## Start
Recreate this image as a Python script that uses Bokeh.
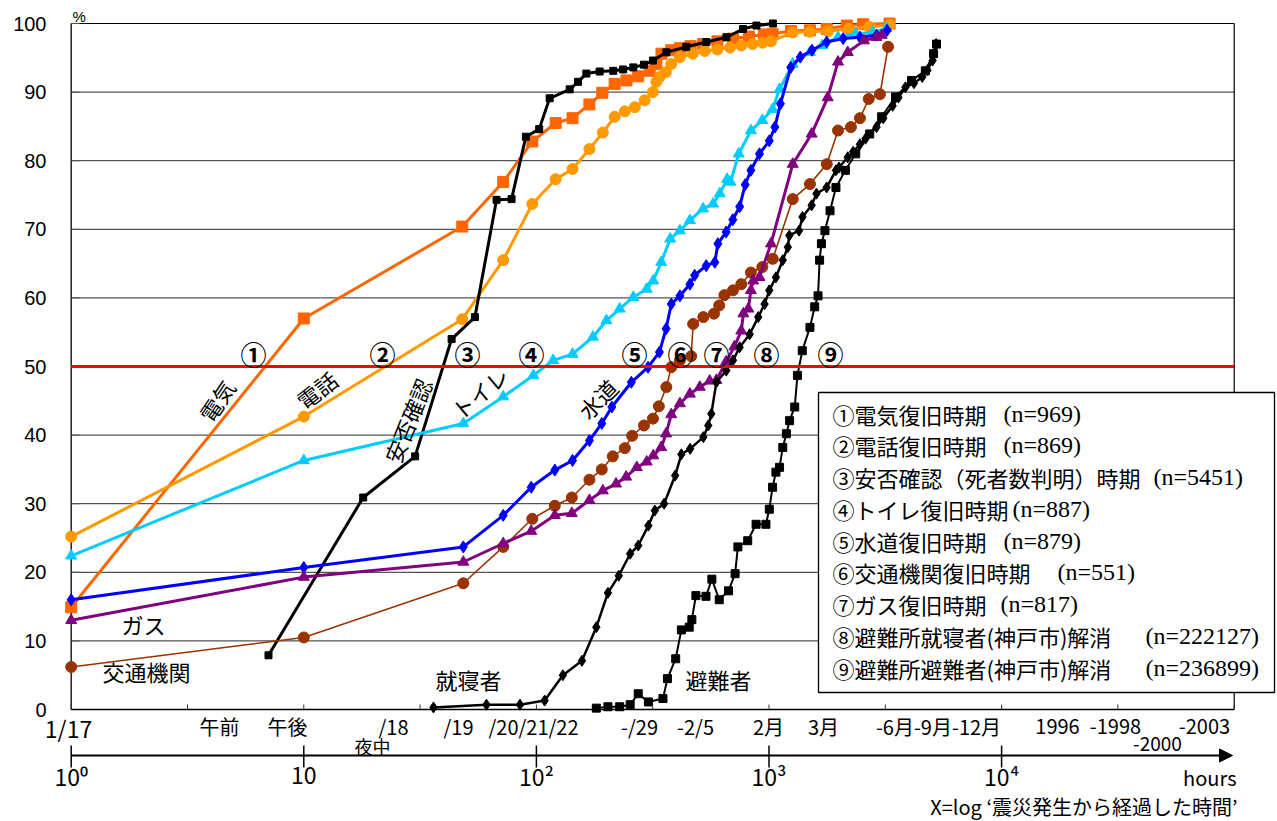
import math
from bokeh.plotting import figure
from bokeh.models import Range1d, FixedTicker, Arrow, NormalHead
from bokeh.embed import file_html
from bokeh.resources import INLINE
from bokeh.core.properties import value

JP = "Noto Sans CJK JP"

# ---------------- data (hours since quake, cumulative %) ----------------
denki_h = [1, 10, 48, 72, 96, 121, 143, 169, 192, 217, 244, 274, 307, 328, 345, 380, 414, 460, 520,
           600, 700, 820, 950, 1036, 1243, 1500, 1770, 2160, 2540, 3300]
denki_y = [14.9, 57.0, 70.4, 76.9, 82.8, 85.5, 86.2, 88.2, 89.9, 91.2, 91.7, 92.3, 93.1, 94.1, 95.6,
           96.1, 96.4, 96.7, 97.0, 97.4, 97.8, 98.1, 98.4, 98.5, 98.9, 99.0, 99.2, 99.7, 99.9, 100.0]

denwa_h = [1, 10, 48, 72, 96, 121, 143, 169, 193, 217, 240, 265, 292, 317, 328, 338, 360, 380, 414,
           470, 530, 600, 680, 760, 850, 940, 1020, 1265, 1500, 1790, 2200, 2700, 3300]
denwa_y = [25.2, 42.7, 56.9, 65.5, 73.7, 77.3, 78.8, 81.7, 84.1, 86.4, 87.2, 87.8, 88.8, 90.0, 91.5,
           92.2, 92.9, 94.1, 95.1, 95.6, 96.0, 96.2, 96.5, 96.8, 97.0, 97.2, 97.4, 98.7, 98.8, 98.9,
           99.2, 99.5, 99.8]

anpi_h = [7.05, 18.0, 30.1, 43.2, 54.4, 67.4, 78.2, 90.1, 102.8, 114, 139, 151, 164, 187, 214, 236,
          261, 290, 317, 362, 441, 538, 656, 773, 883, 1040]
anpi_y = [7.9, 30.9, 36.9, 54.0, 57.2, 74.3, 74.4, 83.5, 84.6, 89.1, 90.4, 91.5, 92.7, 93.0, 93.1,
          93.3, 93.6, 94.0, 94.6, 95.8, 96.6, 97.3, 98.0, 99.2, 99.7, 100.0]

toilet_h = [1, 10, 48.5, 72, 97, 118, 143, 175, 200, 228, 261, 298, 318, 344, 376, 414, 457, 521, 575,
            614, 661, 683, 741, 836, 936, 1036, 1110, 1265, 1500, 1695, 1980, 2360, 2800, 3200]
toilet_y = [22.4, 36.3, 41.7, 45.6, 48.7, 50.9, 51.8, 54.3, 56.7, 58.4, 60.1, 61.3, 62.5, 65.2, 68.6,
            69.8, 71.3, 73.0, 73.7, 75.2, 77.3, 76.9, 81.0, 84.4, 85.9, 87.5, 90.4, 94.1, 95.8, 96.8,
            98.0, 98.5, 98.7, 99.3]

suido_h = [1, 10, 48.5, 72, 95, 120, 143, 169, 191, 211, 256, 302, 338, 361, 380, 414, 457, 479, 537,
           585, 603, 654, 699, 748, 790, 836, 910, 1003, 1060, 1120, 1240, 1363, 1530, 1770, 2084,
           2460, 2900, 3220]
suido_y = [16.0, 20.7, 23.7, 28.3, 32.4, 34.9, 36.3, 39.2, 41.7, 44.1, 47.7, 49.9, 52.1, 55.5, 59.1,
           60.3, 62.0, 63.3, 64.7, 65.2, 67.9, 69.6, 71.4, 73.3, 76.5, 78.6, 81.0, 82.9, 84.9, 88.3,
           93.6, 95.1, 96.1, 97.3, 97.8, 98.0, 98.3, 99.0]

kotsu_h = [1, 10, 48.5, 72, 96, 120, 142, 169, 191, 213, 240, 258, 290, 317, 336, 362, 380, 414, 463,
           472, 522, 580, 611, 643, 700, 760, 836, 936, 1038, 1265, 1500, 1772, 1980, 2250, 2460,
           2685, 3000, 3250]
kotsu_y = [6.2, 10.5, 18.4, 23.7, 27.8, 29.7, 30.9, 33.5, 35.0, 36.9, 38.1, 39.9, 41.4, 42.4, 44.2,
           47.0, 49.9, 50.9, 51.5, 56.2, 57.2, 57.7, 58.9, 60.4, 61.1, 62.0, 63.7, 64.5, 65.7, 74.4,
           76.6, 79.5, 84.4, 84.9, 86.2, 89.0, 89.7, 96.6]

gas_h = [1, 10, 48.5, 72, 95, 120, 142, 169, 193, 220, 243, 270, 298, 318, 344, 361, 380, 414, 457,
         504, 556, 594, 654, 710, 760, 776, 815, 836, 855, 910, 1020, 1265, 1525, 1788, 1980, 2180,
         2560, 2900, 3050]
gas_y = [13.0, 19.3, 21.5, 24.2, 26.0, 28.3, 28.6, 30.5, 31.9, 32.9, 33.9, 35.3, 36.1, 37.0, 38.2,
         40.2, 43.0, 44.6, 46.0, 47.0, 47.9, 48.0, 50.7, 52.9, 55.2, 57.7, 58.4, 61.1, 62.5, 63.0,
         67.9, 79.5, 83.9, 89.2, 94.4, 95.8, 97.5, 98.0, 98.3]

shushin_h = [36.1, 61, 85, 108.5, 130, 157, 181, 203, 226, 253, 274, 303, 323, 354, 395, 420, 458,
             522, 548, 565, 594, 655, 700, 748, 826, 899, 957, 1003, 1071, 1146, 1205, 1223, 1346,
             1393, 1525, 1600, 1770, 1940, 2000, 2180, 2300, 2460, 2600, 2900, 3100, 3400, 3600,
             3860, 4200, 4560, 4800, 5050, 5230]
shushin_y = [0.3, 0.7, 0.7, 1.3, 5.0, 7.1, 12.0, 17.0, 19.5, 22.7, 23.9, 26.8, 29.0, 30.0, 34.1,
             37.2, 38.0, 39.7, 41.4, 43.1, 47.7, 49.4, 50.9, 52.8, 54.7, 57.2, 59.1, 61.1, 63.0,
             65.5, 67.4, 69.1, 69.8, 71.8, 73.5, 75.2, 76.1, 78.6, 79.0, 80.5, 81.3, 82.4, 83.2,
             84.9, 86.2, 88.0, 89.2, 90.7, 91.3, 92.2, 93.2, 94.6, 97.0]

hinan_h = [181, 203, 228, 253, 274, 303, 350, 366, 397, 420, 454, 466, 485, 536, 568, 611, 670, 715,
           735, 810, 880, 970, 1003, 1036, 1071, 1110, 1146, 1188, 1226, 1290, 1325, 1390, 1500,
           1572, 1625, 1650, 1680, 1740, 1830, 1940, 2130, 2360, 2710, 3050, 3500, 4100, 4700,
           5100, 5250]
hinan_y = [0.2, 0.4, 0.4, 0.7, 2.3, 1.1, 1.6, 4.5, 7.4, 11.6, 12.0, 13.1, 16.6, 16.5, 19.0, 16.0,
           17.3, 19.8, 23.7, 24.6, 27.0, 27.0, 29.2, 32.4, 34.6, 35.3, 38.2, 40.2, 42.1, 44.1, 48.7,
           52.3, 55.7, 58.7, 60.3, 65.5, 67.9, 69.8, 72.7, 76.1, 78.6, 81.0, 83.9, 86.4, 89.3, 91.7,
           93.1, 95.6, 97.0]

x_min, x_max = 1, 1e5          # plotted hours span (10^0 .. 10^5)
y_ticks = [0, 10, 20, 30, 40, 50, 60, 70, 80, 90, 100]
half_decade_ticks = [10 ** (k / 2) for k in range(11)]
decade_ticks = [1, 10, 100, 1000, 10000]
decade_labels = ["10⁰", "10", "10²", "10³", "10⁴"]
threshold = 50

period_labels = ["1/17", "午前", "午後", "/18", "夜中", "/19", "/20/21/22", "-/29", "-2/5", "2月", "3月",
                 "-6月-9月-12月", "1996", "-1998", "-2000", "-2003"]

legend_jp = ["①電気復旧時期", "②電話復旧時期", "③安否確認（死者数判明）時期", "④トイレ復旧時期",
             "⑤水道復旧時期", "⑥交通機関復旧時期", "⑦ガス復旧時期",
             "⑧避難所就寝者(神戸市)解消", "⑨避難所避難者(神戸市)解消"]
legend_n = ["(n=969)", "(n=869)", "(n=5451)", "(n=887)", "(n=879)", "(n=551)", "(n=817)",
            "(n=222127)", "(n=236899)"]
circled = ["①", "②", "③", "④", "⑤", "⑥", "⑦", "⑧", "⑨"]


# ---------------- layout helpers (page pixels -> data coords) ----------------
def px2x(px):
    return 10 ** ((px - 70.7) / 232.6)


def py2y(py):
    return (709.0 - py) / 6.86


W, H = 1276, 820
FL, FT = 46, 4   # frame left / top in pixels

p = figure(width=W, height=H, x_axis_type="log", x_axis_location=None,
           x_range=Range1d(px2x(FL), px2x(W)), y_range=Range1d(py2y(H), py2y(FT)),
           output_backend="svg", toolbar_location=None,
           min_border_left=FL, min_border_top=FT, min_border_right=0, min_border_bottom=0)
p.background_fill_color = "white"
p.border_fill_color = "white"
p.outline_line_color = None
p.xgrid.visible = False
p.ygrid.visible = False

# y axis (labels only; lines drawn below)
ya = p.yaxis[0]
ya.ticker = FixedTicker(ticks=y_ticks)
ya.major_label_text_font = "Liberation Sans"
ya.major_label_text_font_size = "20px"
ya.major_label_text_color = "black"
ya.major_tick_in = 0
ya.major_tick_out = 0
ya.minor_tick_line_color = None
ya.major_label_standoff = 0
ya.axis_line_color = None

# horizontal grid lines and frame
p.segment(x0=[x_min] * 9, x1=[x_max] * 9, y0=y_ticks[1:-1], y1=y_ticks[1:-1],
          line_color="#2a2a2a", line_width=1)
p.segment(x0=[x_min], x1=[x_max], y0=[100], y1=[100], line_color="black", line_width=1.2)
p.segment(x0=[x_max], x1=[x_max], y0=[0], y1=[100], line_color="black", line_width=1.2)
p.segment(x0=[x_min], x1=[x_min], y0=[0], y1=[100], line_color="black", line_width=1.3)
# short inward y ticks
p.segment(x0=[x_min] * 11, x1=[px2x(79)] * 11, y0=y_ticks, y1=y_ticks,
          line_color="#555555", line_width=1)

# ---------------- series ----------------
series = [
    (denki_h, denki_y, "#FF6600", 3, "square", 11),
    (denwa_h, denwa_y, "#FF9900", 3, "circle", 11),
    (anpi_h, anpi_y, "black", 3, "square", 7),
    (toilet_h, toilet_y, "#00CCFF", 3, "triangle", 11),
    (suido_h, suido_y, "#0000FF", 3, "diamond", 12),
    (kotsu_h, kotsu_y, "#993300", 1.6, "circle", 11),
    (gas_h, gas_y, "#800080", 3, "triangle", 11),
    (shushin_h, shushin_y, "black", 2.5, "diamond", 11),
    (hinan_h, hinan_y, "black", 2, "square", 8),
]
for hx, yy, col, lw, mk, sz in series:
    p.line(hx, yy, line_color=col, line_width=lw)
    p.scatter(hx, yy, marker=mk, size=sz, fill_color=col, line_color=col)

# threshold line
p.segment(x0=[x_min], x1=[x_max], y0=[threshold], y1=[threshold], line_color="#FF0000", line_width=3)

# bottom (period) axis line + half-decade ticks
p.segment(x0=[x_min], x1=[x_max], y0=[0], y1=[0], line_color="black", line_width=1.6)
p.segment(x0=half_decade_ticks, x1=half_decade_ticks, y0=[0] * 11, y1=[py2y(704)] * 11,
          line_color="#333333", line_width=1)

# hours axis (log) with arrow
ay = py2y(755)
p.add_layout(Arrow(end=NormalHead(size=13, fill_color="black", line_color="black"),
                   x_start=x_min, y_start=ay, x_end=px2x(1232), y_end=ay,
                   line_color="black", line_width=2))
p.segment(x0=decade_ticks, x1=decade_ticks, y0=[py2y(745)] * 5, y1=[py2y(767)] * 5,
          line_color="black", line_width=1.5)
p.text(x=decade_ticks, y=[py2y(775)] * 5, text=decade_labels, text_font=value(JP),
       text_font_size="23px", text_align="center", text_baseline="middle", text_color="black")

# circled numbers on the 50% line
circ_px = [253, 382, 467, 531, 634, 680, 716, 766, 830]
p.text(x=[px2x(v) for v in circ_px], y=[py2y(353)] * 9, text=circled,
       text_font=value(JP), text_font_size="26px", text_font_style="bold", text_align="center",
       text_baseline="middle", text_color="black")

# series labels inside the chart
in_labels = [
    ("電気", 216, 400, 56),
    ("電話", 316, 389, 38),
    ("安否確認", 407, 420, 68),
    ("トイレ", 479, 392, 40),
    ("水道", 597, 398, 45),
    ("ガス", 143, 623, 0),
    ("交通機関", 146, 670, 0),
    ("就寝者", 468, 678, 0),
    ("避難者", 718, 678, 0),
]
for txt, xx, yy, ang in in_labels:
    p.text(x=[px2x(xx)], y=[py2y(yy)], text=[txt], angle=math.radians(ang),
           text_font=value(JP), text_font_size="22px", text_align="center",
           text_baseline="middle", text_color="black")

# period labels below the chart (first row, then the lower row)
row1 = [0, 1, 2, 3, 5, 6, 7, 8, 9, 10, 11, 12, 13, 15]
row1_px = [68, 219, 287, 393, 458, 533, 639, 695, 768, 823, 938, 1057, 1115, 1204]
p.text(x=[px2x(row1_px[0])], y=[py2y(727)], text=[period_labels[0]], text_font=value(JP),
       text_font_size="23px", text_align="center", text_baseline="middle", text_color="black")
p.text(x=[px2x(v) for v in row1_px[1:]], y=[py2y(726)] * (len(row1) - 1),
       text=[period_labels[i] for i in row1[1:]], text_font=value(JP), text_font_size="20px",
       text_align="center", text_baseline="middle", text_color="black")
p.text(x=[px2x(372)], y=[py2y(745)], text=[period_labels[4]], text_font=value(JP),
       text_font_size="18px", text_align="center", text_baseline="middle", text_color="black")
p.text(x=[px2x(1157)], y=[py2y(743)], text=[period_labels[14]], text_font=value(JP),
       text_font_size="19px", text_align="center", text_baseline="middle", text_color="black")

p.text(x=[px2x(1236)], y=[py2y(777)], text=["hours"], text_font=value(JP), text_font_size="20px",
       text_align="right", text_baseline="middle", text_color="black")
p.text(x=[px2x(1237)], y=[py2y(806)], text=["X=log ‘震災発生から経過した時間’"], text_font=value(JP),
       text_font_size="20px", text_align="right", text_baseline="middle", text_color="black")
p.text(x=[px2x(72)], y=[py2y(16)], text=["%"], text_font=value("Liberation Sans"),
       text_font_size="15px", text_align="left", text_baseline="middle", text_color="black")

# legend box
p.quad(left=[px2x(818)], right=[px2x(1274)], top=[py2y(392)], bottom=[py2y(692)],
       fill_color="white", line_color="black", line_width=1.3)
n_px = [1003, 1003, 1153, 1012, 1003, 1057, 1000, 1145, 1145]
leg_y = [py2y(413 + 31.75 * i) for i in range(9)]
p.text(x=[px2x(832)] * 9, y=leg_y, text=legend_jp, text_font=value(JP), text_font_size="22px",
       text_align="left", text_baseline="middle", text_color="black")
p.text(x=[px2x(v) for v in n_px], y=leg_y, text=legend_n, text_font=value("Liberation Serif"),
       text_font_size="24px", text_align="left", text_baseline="middle", text_color="black")

open("out.html", "w").write(file_html(p, INLINE))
## End
--- WRITTEN REQUEST ---
Output exactly the span of lines from the top of the listing through the line holding "99.2, 99.5, 99.8]", and leave every picture out.

--- SOLUTION FOR THIS TASK ---
Recreate this image as a Python script that uses Bokeh.
import math
from bokeh.plotting import figure
from bokeh.models import Range1d, FixedTicker, Arrow, NormalHead
from bokeh.embed import file_html
from bokeh.resources import INLINE
from bokeh.core.properties import value

JP = "Noto Sans CJK JP"

# ---------------- data (hours since quake, cumulative %) ----------------
denki_h = [1, 10, 48, 72, 96, 121, 143, 169, 192, 217, 244, 274, 307, 328, 345, 380, 414, 460, 520,
           600, 700, 820, 950, 1036, 1243, 1500, 1770, 2160, 2540, 3300]
denki_y = [14.9, 57.0, 70.4, 76.9, 82.8, 85.5, 86.2, 88.2, 89.9, 91.2, 91.7, 92.3, 93.1, 94.1, 95.6,
           96.1, 96.4, 96.7, 97.0, 97.4, 97.8, 98.1, 98.4, 98.5, 98.9, 99.0, 99.2, 99.7, 99.9, 100.0]

denwa_h = [1, 10, 48, 72, 96, 121, 143, 169, 193, 217, 240, 265, 292, 317, 328, 338, 360, 380, 414,
           470, 530, 600, 680, 760, 850, 940, 1020, 1265, 1500, 1790, 2200, 2700, 3300]
denwa_y = [25.2, 42.7, 56.9, 65.5, 73.7, 77.3, 78.8, 81.7, 84.1, 86.4, 87.2, 87.8, 88.8, 90.0, 91.5,
           92.2, 92.9, 94.1, 95.1, 95.6, 96.0, 96.2, 96.5, 96.8, 97.0, 97.2, 97.4, 98.7, 98.8, 98.9,
           99.2, 99.5, 99.8]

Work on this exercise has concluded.